Two serious floods at the Equal Employment Opportunity Commission's district office on Whitehall Street in Lower Manhattan has destroyed files and shut down operations, hindering some ongoing labor cases and complicating others, according to lawyers who handle employment matters.
The office was flooded in July when a water pipe burst, destroying an unknown number of mainly closed files, and flooded again by Hurricane Sandy, according to Elizabeth Grossman, regional attorney for the EEOC in Manhattan. The office has been closed since late October, with operations being run from alternate locations and phone service sketchy.
Grossman acknowledged that there have been some "serious issues" that the agency has addressed on a case-by-case basis. However, she said there is very little in the files that cannot be recreated.
"If the file is open, we work with the employee and employer, as we did after 9/11, to recreate it so we can continue our investigation," Grossman said. "Occasionally, but rarely, there is evidence that comes from a third party and that generally can be recreated as well. There is almost never evidence in an open file that cannot be recreated."
Grossman said the problems have not been widespread.

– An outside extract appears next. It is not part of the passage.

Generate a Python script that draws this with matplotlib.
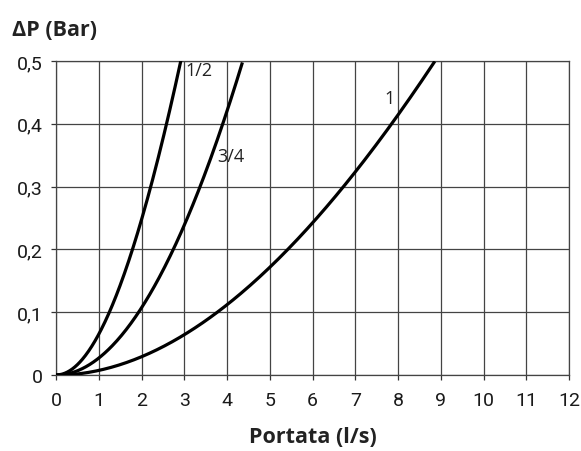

Attorneys say some of the lost files are difficult to replace and could hinder claimants attempting to proceed with employment discrimination actions, while the disruption in service has made it more difficult to secure the "right to sue" letter that must be obtained from the EEOC before plaintiffs can initiate litigation.
"It has been a problem," said Jeffrey Brown of Leeds Brown in Manhattan. "But we are sympathetic because we know it was [an inadvertent flooding and storm] that caused the damage. We applaud the efforts of the EEOC and will do everything we can to make sure there is a seamless transition when they come back."
Alexander Coleman of Borrelli & Associates in Long island and Manhattan said his firm has about 15 cases that have been impacted by the floods.
One such case involves former Borelli client Nicole Corrado, an attorney for the Appellate Division, First Department, disciplinary committee who alleges she was sexually harassed by two now-retired officials and retaliated against by a third official for complaining (NYLJ, May 16).
Corrado said in an interview that around the same time that her original file at EEOC was lost in the July flood she learned that the Borrelli firm had destroyed its paper copy of that file. Her current attorney, Ambrose Wotorson of Brooklyn, said in a recent letter to Eastern District Magistrate Judge Marilyn Go (See Profile) that the concurrent loss of the file by the EEOC and destruction of the file by Borrelli "is both suspect and disturbingly curious."